How to Calculate ROI on AI Automation
Before You Spend a Dollar

Most AI projects fail not because the technology doesn't work — but because no one ran the numbers first. Here's the exact framework Blake Agency uses to model ROI before a single line of code is written.

The Problem with Most AI Projects

Every week, a business owner somewhere signs a contract for an AI implementation based on a demo they saw at a conference or a pitch deck from a vendor. Six months later, they're sitting on a tool no one uses, a bill they didn't expect, and a team that's more skeptical of AI than they were before.

The failure wasn't technical. The AI probably worked fine. The failure was that no one asked the question that matters most before starting: what specific financial return do we expect, and how do we measure it?

This is why the ROI-First AI Implementation Model™ exists. Before Blake Agency writes a line of code for any client, we build a projected return model. If the math doesn't work, we say so — and we don't take the project.

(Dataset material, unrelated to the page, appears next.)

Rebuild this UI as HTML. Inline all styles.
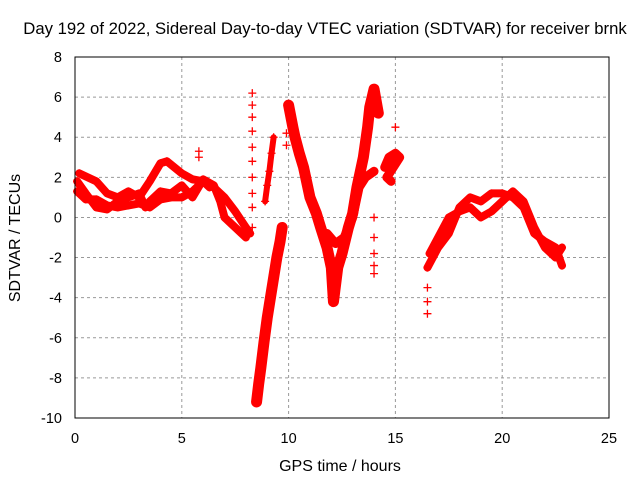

Step 1: Identify the Workflow and Its Current Cost

AI automation creates value in one of three ways: it saves time (labor cost), it recovers revenue that was previously lost (missed opportunities), or it scales a capacity constraint without adding headcount. Before calculating anything, you need to identify which of these is at play.

Start with the specific workflow you're targeting. Be precise. "Improving customer service" is too vague. "Answering inbound calls during business hours and booking appointments" is specific enough to model.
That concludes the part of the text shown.